As a media professional and oral historian, I’ve arranged a couple of interviews and reached out to a few universities libraries (University of Michigan, Rutgers University and Wayne State University) for research assistance, as they have materials that would support my research and educational target of free and accessible information. Also, I’m reading several texts on urban rebellion, Detroit and racial segregation to compliment all of the newspapers stories I’ve read in The Michigan Chronicle, The Detroit Free Press and The Detroit News. 

Forging the technical aspects of this project, to build the website, I’m using Omeka, it is a content management system developed by George Mason University for the humanities. I’ve used it in my master’s program, so I’m quite familiar with the program and its setup. Without being excessively techie, to make the material available, the oral history metadata synchronizer is a plug-in that will make my video and transcripts a great body of scholarship working as one.

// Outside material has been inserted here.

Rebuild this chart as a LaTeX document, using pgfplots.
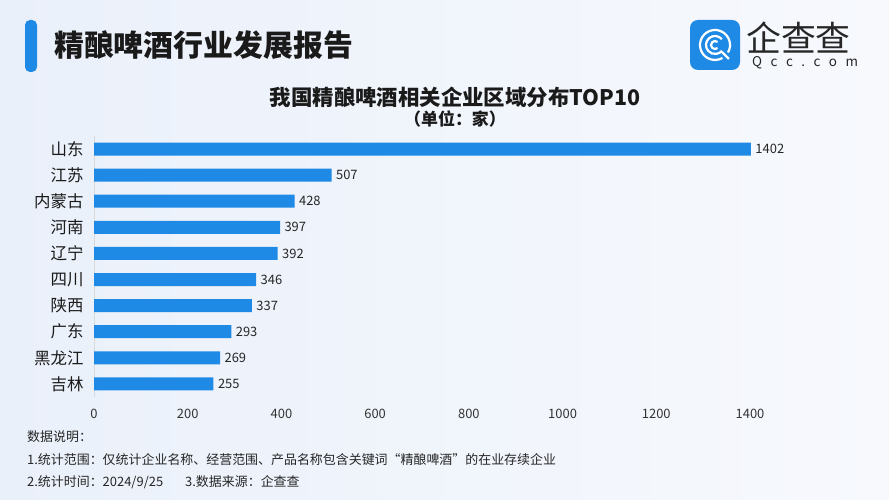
\documentclass[border=0pt]{standalone}
\usepackage{pgfplots}
\pgfplotsset{compat=1.18}
\usepackage{fontspec}
\setmainfont{Noto Sans CJK SC}
\definecolor{barblue}{HTML}{1F8AE6}
\definecolor{bgA}{HTML}{EAF0FA}
\definecolor{bgB}{HTML}{F7F9FD}
\definecolor{txt}{HTML}{1A1A1A}
\begin{document}
\begin{tikzpicture}[x=1bp,y=1bp]
\shade[left color=bgA, right color=bgB] (0,0) rectangle (889,500);
% header
\fill[barblue, rounded corners=5bp] (25,428) rectangle (37,480);
\node[anchor=west, font=\fontsize{30}{34}\selectfont\bfseries, text=txt, inner sep=0] at (54,455) {精酿啤酒行业发展报告};
% logo
\fill[barblue, rounded corners=8bp] (690,430) rectangle (740,480);
\draw[white, line width=2.2bp] (715,455) ++(-30:15) arc[start angle=-30, end angle=300, radius=15];
\draw[white, line width=2.2bp] (715,455) ++(40:9) arc[start angle=40, end angle=320, radius=9];
\draw[white, line width=2.2bp] (715,455) ++(50:4) arc[start angle=50, end angle=310, radius=4];
\draw[white, line width=2.2bp] (722,448) -- (729,441);
\node[anchor=west, font=\fontsize{35}{38}\selectfont, text=black!85, inner sep=0] at (746,462) {企查查};
\node[anchor=west, font=\fontsize{13.5}{14}\selectfont, text=black!85, inner sep=0] at (752,437) {Q\hspace{8.5bp}c\hspace{8.5bp}c\hspace{8.5bp}.\hspace{8.5bp}c\hspace{8.5bp}o\hspace{8.5bp}m};
% chart title
\node[font=\fontsize{21.5}{24}\selectfont\bfseries, text=txt] at (455,403) {我国精酿啤酒相关企业区域分布TOP10};
\node[font=\fontsize{17}{20}\selectfont\bfseries, text=txt] at (455,381) {（单位：家）};
\begin{axis}[
  at={(94bp,103bp)}, anchor=south west,
  scale only axis, width=656bp, height=261bp,
  xmin=0, xmax=1400, ymin=-0.5, ymax=9.5,
  y dir=reverse,
  xbar, bar width=13bp,
  clip=false,
  axis lines*=left,
  x axis line style={draw=none},
  y axis line style={draw=black!15},
  major tick length=0pt,
  xtick={0,200,400,600,800,1000,1200,1400},
  ytick={0,1,2,3,4,5,6,7,8,9},
  yticklabels={山东,江苏,内蒙古,河南,辽宁,四川,陕西,广东,黑龙江,吉林},
  yticklabel style={font=\fontsize{16.5}{18}\selectfont, text=txt, xshift=-7bp},
  xticklabel style={font=\fontsize{13}{15}\selectfont, text=black!80, yshift=-9bp},
  /pgf/number format/assume math mode=true,
  /pgf/number format/1000 sep={},
  nodes near coords,
  every node near coord/.append style={font=\fontsize{13}{15}\selectfont, text=black!85, xshift=1bp},
]
\addplot[fill=barblue, draw=none] coordinates {
(1402,0) (507,1) (428,2) (397,3) (392,4) (346,5) (337,6) (293,7) (269,8) (255,9)
};
\end{axis}
% footnotes
\node[anchor=west, font=\fontsize{13}{15}\selectfont, text=black!85, inner sep=0] at (27,63) {数据说明：};
\node[anchor=west, font=\fontsize{13}{15}\selectfont, text=black!85, inner sep=0] at (27,40) {1.统计范围：仅统计企业名称、经营范围、产品名称包含关键词“精酿啤酒”的在业存续企业};
\node[anchor=west, font=\fontsize{13}{15}\selectfont, text=black!85, inner sep=0] at (27,18) {2.统计时间：2024/9/25\hspace{22bp}3.数据来源：企查查};
\end{tikzpicture}
\end{document}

The research will transform the digital space with phenomenal stories from willing interviewees and from there begin to change the narrative of the four days of chaos, the city and nearly fifty years to follow to one of unrelenting perseverance. Following the uprising Detroit became an urban scientific experiment being poked, prodded, exploited and devastated. In Fall 2009, Time ran a special report announcing their year-long assignment focused on Detroit, examining what went wrong with the motor city. Their report would confirm my scientific experiment theory but expose other massive infrastructure issues that to some extent seemed orchestrated e.g. deindustrialization of the city, massive white and Black flight and job outsourcing.

This is my story: Detroit 1967 will get people to speak their truth of events in time for the 50th anniversary and add to what happened to this once thriving mecca.